In the Time Surface and Spectrum Filter, meshes have three polar dimensions: time, key, and mod. The structure that defines an intercept path has a vertex at each corner of the cube created by these three dimensions. We call this a vertex cube.
The time line intercepts that form the ends of an intercept path are a weighted average, based on the current key and mod position, of the 4 cube vertices at each of the two time poles.
The intercept that contributes to a waveshape or spectrum curve is a weighted average, based on the current time, of these two line intercepts. So, in total, intercepts are a weighted average of 8 vertices.
When we talk about 'time' in this context, it is the duration starting from the beginning of a note. As each cycle in that voice is rendered, the time is advanced slightly and so the waveshape modulates.
In the Envelope editor, meshes have two polar dimensions: key and mod, so intercepts are a weighted average of 4 vertices.
To understand the process of reduction from a higher-dimension mesh, consider this process:
For each polar input, we chop the higher-dimension form along the polar dimension and get a cross-section. Successive chops reduce the cross-section by a dimension each iteration until we have just the 2D waveshape, envelope, or spectrum curve.

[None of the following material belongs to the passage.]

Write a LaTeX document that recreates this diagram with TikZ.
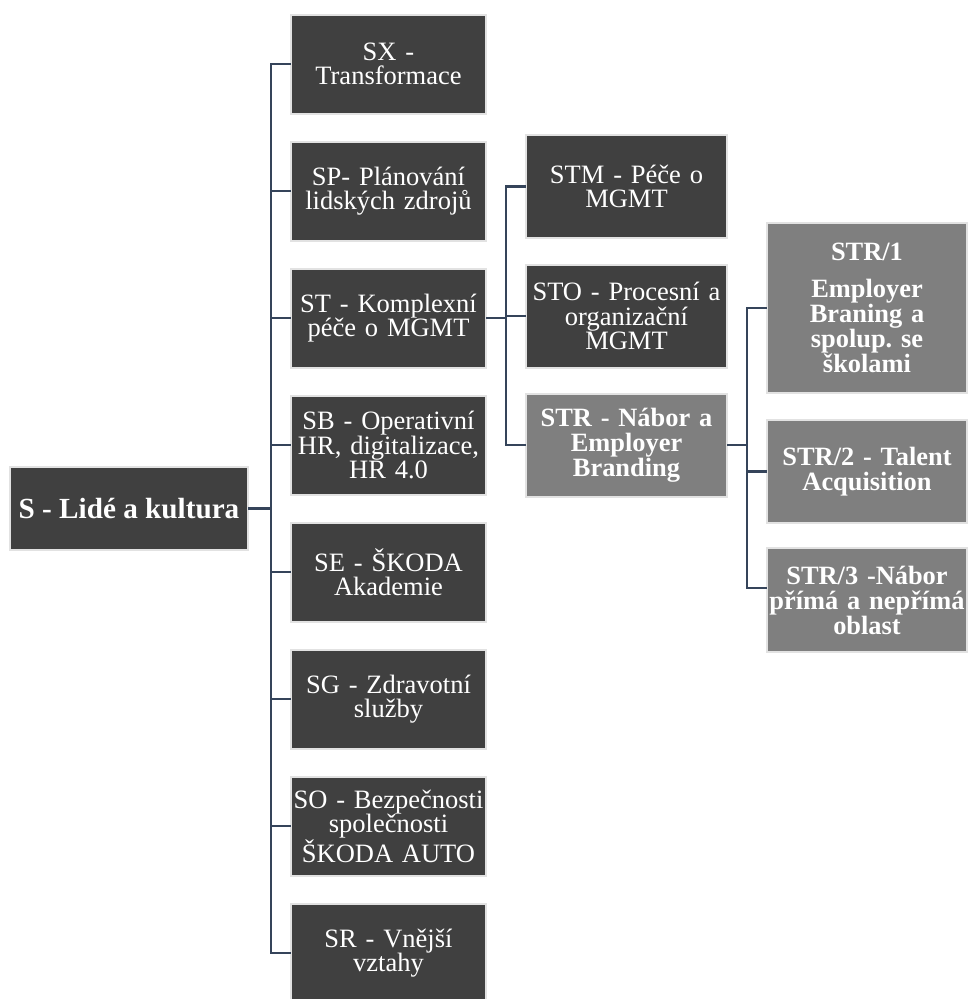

Or working backwards, we can think of a waveshape, for example, as a cross section at time t of a cross-section at key k of a cross-section at mod value m of the 5-dimensional waveform surface.
The mesh itself does not morph at the time of playback; where we cut these cross-sections is what varies.
Discussion
Perhaps you're thinking, um...5 spatial dimensions? Sounds complicated.
Unnecessary complexity is never good, so this is a valid point. We have to consider how sounds usually vary.
Let's think about a trumpet: its tone has a certain quality in lower notes and a different quality in higher notes, irrespective of the note intensity. So we have 1 dimension in which the sound varies: key scale.
Note intensity changes the quality of the sound too; there's another.
The timbre also varies with time, especially at the attack and release of the voice.
This makes three varying dimensions, and typically three is enough to embody the varying tonal qualities of instruments.
These variants, key scale, intensity, and time, can vary independently. There's no single continuum onto which we can map all of the timbral variations we want to replicate. This is why separate dimensions are required.